Dive Brief:
- Microsoft is rebuffing claims that it is putting a pause on its carbon removal program, following media reports that the company had begun telling suppliers and partners that it was halting future purchases.
- Heatmap first reported the pause on Friday, and Bloomberg followed with separate reporting of such conversations on Saturday, both citing sources familiar with the matter. However, Microsoft Chief Sustainability Officer Melanie Nakagawa told ESG Dive Monday that the company’s “carbon removal program has not ended.”
- Microsoft declined to provide a clarification on whether the company has currently adjusted its carbon removal purchasing volumes or pace.
Dive Insight:
Microsoft was responsible for 87% of carbon removal purchases in 2025 and 56% of removal purchases in Q1 of this year, according to a Monday report from carbon dioxide removals registry and data analytics platform CDR.fyi. The tech conglomerate announced the purchase of 622,000 metric tons of removals as recently as last week.
The company has several short- and long-term climate goals, including becoming carbon negative by 2030 and removing all of the carbon dioxide it has emitted — either directly or through electrical consumption — since it was founded by 2050. In addition to last week’s bioenergy-focused CDR agreement — signed with Canada’s first majority Indigenous-owned carbon removal project — Microsoft also inked the largest soil removal deal by tonnage with Indigo Ag in January, adding to its portfolio.
Nakagawa said that Microsoft continues “to both build on and support our existing portfolio of both nature-based and technology-based solutions.” The company has inked agreements through a variety of removal pathways, including afforestation, enhanced rock weathering, biochar and bioenergy-based carbon capture.
“Our decarbonization approach combines reduction, removal, and efficiency, and carbon removal is one piece of that equation,” Nakagawa said in her statement. “At times we may adjust the pace or volume of our carbon removal procurement as we continue to refine our approach toward sustainability goals. Any adjustments we make are part of our disciplined approach — not a change in ambition."
As of April 13, the tech company has been responsible for 78.5% of total disclosed contracted durable carbon removals, with over 36.4 million metric tons of removals purchased, according to CDR.fyi’s report.

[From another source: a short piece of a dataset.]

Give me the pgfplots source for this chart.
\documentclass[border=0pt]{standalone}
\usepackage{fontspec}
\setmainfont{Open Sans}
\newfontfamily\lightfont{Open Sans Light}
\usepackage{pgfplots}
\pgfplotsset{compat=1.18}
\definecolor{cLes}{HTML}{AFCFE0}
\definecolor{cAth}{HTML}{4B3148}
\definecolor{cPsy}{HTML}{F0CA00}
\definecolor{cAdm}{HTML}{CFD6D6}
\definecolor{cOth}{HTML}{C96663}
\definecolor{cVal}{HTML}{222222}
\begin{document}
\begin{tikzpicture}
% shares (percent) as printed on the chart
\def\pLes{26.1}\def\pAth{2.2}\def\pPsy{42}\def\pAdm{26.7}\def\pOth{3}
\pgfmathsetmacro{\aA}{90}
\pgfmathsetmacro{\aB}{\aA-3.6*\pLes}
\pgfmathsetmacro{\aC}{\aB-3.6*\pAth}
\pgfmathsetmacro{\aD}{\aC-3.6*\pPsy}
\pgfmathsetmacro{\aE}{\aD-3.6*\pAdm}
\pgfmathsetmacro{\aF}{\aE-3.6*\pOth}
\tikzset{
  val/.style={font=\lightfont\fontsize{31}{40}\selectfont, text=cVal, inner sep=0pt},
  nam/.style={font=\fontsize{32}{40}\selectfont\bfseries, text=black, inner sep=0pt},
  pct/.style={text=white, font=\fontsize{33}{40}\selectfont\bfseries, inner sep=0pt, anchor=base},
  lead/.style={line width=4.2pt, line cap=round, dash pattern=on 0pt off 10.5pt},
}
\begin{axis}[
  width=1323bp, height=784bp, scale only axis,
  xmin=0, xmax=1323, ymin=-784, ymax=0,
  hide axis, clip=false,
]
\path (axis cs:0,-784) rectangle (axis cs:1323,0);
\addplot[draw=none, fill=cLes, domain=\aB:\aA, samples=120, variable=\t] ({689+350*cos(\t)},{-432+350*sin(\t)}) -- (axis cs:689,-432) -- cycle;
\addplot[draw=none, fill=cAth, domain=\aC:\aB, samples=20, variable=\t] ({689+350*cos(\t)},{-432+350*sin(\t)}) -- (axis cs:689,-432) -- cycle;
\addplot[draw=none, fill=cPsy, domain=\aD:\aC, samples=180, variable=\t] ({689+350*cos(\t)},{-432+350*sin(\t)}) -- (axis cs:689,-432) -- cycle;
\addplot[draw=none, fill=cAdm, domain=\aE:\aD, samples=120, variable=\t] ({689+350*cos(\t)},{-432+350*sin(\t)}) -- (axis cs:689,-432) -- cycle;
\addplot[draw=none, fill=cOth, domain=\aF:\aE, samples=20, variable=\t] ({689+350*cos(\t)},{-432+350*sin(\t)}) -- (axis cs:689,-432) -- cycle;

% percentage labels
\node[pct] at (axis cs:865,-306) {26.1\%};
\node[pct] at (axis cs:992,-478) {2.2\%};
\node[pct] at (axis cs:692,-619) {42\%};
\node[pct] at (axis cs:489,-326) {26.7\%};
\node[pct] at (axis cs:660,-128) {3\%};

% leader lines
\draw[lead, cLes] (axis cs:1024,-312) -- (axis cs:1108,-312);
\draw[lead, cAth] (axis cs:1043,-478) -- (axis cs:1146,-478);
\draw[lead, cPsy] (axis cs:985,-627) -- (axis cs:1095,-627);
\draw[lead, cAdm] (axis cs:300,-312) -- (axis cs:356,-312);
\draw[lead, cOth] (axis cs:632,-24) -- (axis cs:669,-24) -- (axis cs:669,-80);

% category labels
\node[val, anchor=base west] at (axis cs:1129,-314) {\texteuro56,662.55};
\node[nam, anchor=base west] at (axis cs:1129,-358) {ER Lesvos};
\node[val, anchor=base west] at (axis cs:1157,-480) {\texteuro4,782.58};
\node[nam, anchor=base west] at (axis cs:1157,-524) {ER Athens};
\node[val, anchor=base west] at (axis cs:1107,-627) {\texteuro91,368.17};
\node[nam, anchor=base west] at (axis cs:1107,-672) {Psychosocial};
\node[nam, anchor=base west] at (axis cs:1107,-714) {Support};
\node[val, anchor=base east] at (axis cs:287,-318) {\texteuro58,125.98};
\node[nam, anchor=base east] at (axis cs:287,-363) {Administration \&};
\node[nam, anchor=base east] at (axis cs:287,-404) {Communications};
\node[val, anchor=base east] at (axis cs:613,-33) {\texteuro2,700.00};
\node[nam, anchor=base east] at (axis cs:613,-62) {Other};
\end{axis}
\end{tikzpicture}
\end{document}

Carbon Business Council Executive Director Ben Rubin told ESG Dive Wednesday that “there's generally recognition of the really catalytic role that Microsoft has played” in scaling up the sector. Rubin, however, noted that there remains a question of “what will happen next for Microsoft?” CBC is composed largely of carbon market suppliers, as well as registries and other parts of the carbon removal ecosystem.
Rubin told ESG Dive in a Wednesday interview that “for the market to really continue to thrive and succeed, we need to have a diversity of buyers. and the market can't rely on any one single actor.” Looking forward, Rubin said the question is how to continue to bring a diversity of buyers into the space.
Buyers linked to Frontier Climate — an initiative backed by JPMorgan, Stripe, Meta, Alphabet and others — were the next largest single buyer, accounting for 4.0% of contracted removals, according to the CDR.fyi report. The rest of the market accounts for 17.5% of CDR purchases, having purchased over 8.1 million metric tons of removals to date.
“The fact that we've been seeing new buyers enter the market this year [and] the fact that we've seen buyers who have purchased carbon removal before showing appetite to continue buying carbon removal after they've gone through their initial round of purchases is showing that there is demand building in the private sector.”
Rubin said that the carbon removal market is increasingly moving from a start-up to a scale-up phase and believes that there will continue to be increased diversification of private sector removal purchases.